Land Desktop users are finding that the procedures that they are accustomed to following are significantly reduced with Autodesk Civil 3D 2006. Creating & designing is accomplished more easily with Civil 3D.
For many their "New" challenge is managing the styles that they need to create and use. Because Civil 3D object styles reside in a drawing (similar to Page Setups) we should have a plan as to how to insure we have appropriate styles available when we need them. Although there are many styles that come "in the box" these should be considered a good starting point for your custom styles. We know we will have to make styles to use in the future, we also know that we will have to continue to create new styles and tweak the old ones.
Here is my plan.
I have a template (.DWT) file that contains the styles that I have created up until now. I have also saved this file as a drawing (.DWG) with the same name.
For New Drawings: I simply use the template to create my new drawing. Nothing surprising there.
For Existing Drawings that do not contain my needed styles: I insert the template file that I saved as a drawing (.DWG). When it asks me for the insertion point I cancel the command. This will introduce my styles into that file.
For Existing Drawings that do not contain my needed styles (Alternative): I create a new drawing from my template and insert the entire drawing (without the styles) into the newly created one and then save to the old name.
So far so good. But here is when things start to get a little tricky.
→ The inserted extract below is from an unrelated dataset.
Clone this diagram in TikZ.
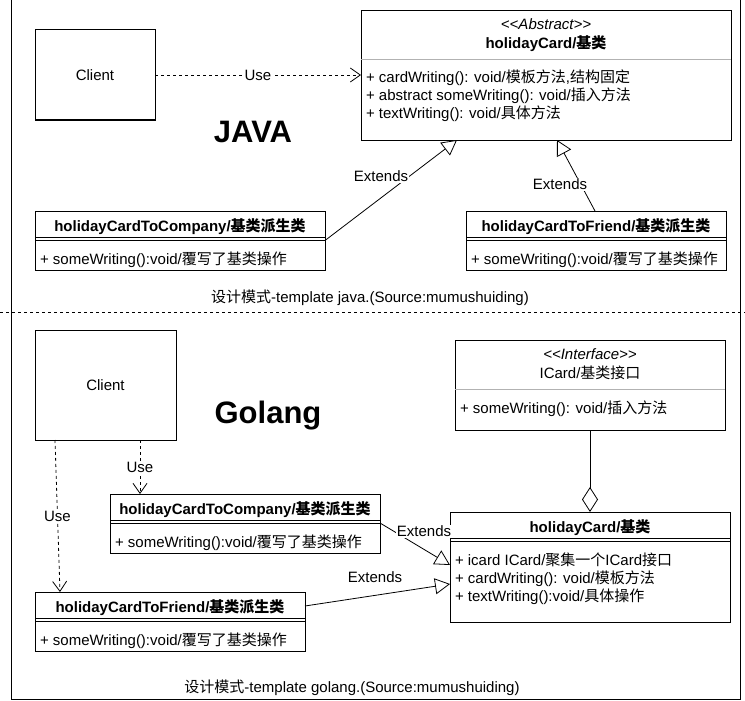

For styles that I create while in working files: I immediately open my template file and drag-and-drop the new style(s) from the toolspace "Settings" tab straight in to my template and save it. I also immediately save my template file as the drawing (.DWG) mentioned above. I will post about the "SAVE" command at another time.
Other methods of course are possible. Input anyone? The important part is to have a PLAN of some sort to manage the styles. With 83 objects that can have styles, we need a PLAN in order to be efficient.
I certainly appreciate the fact that larger organization will have a structure in place to handle "Object Styles". Not every user can, nor should be making styles unregulated. For those organizations that have a good library of style in place this can be a tremendous advantage for them. Imagine designing something and it be as it will appear in the final drawing.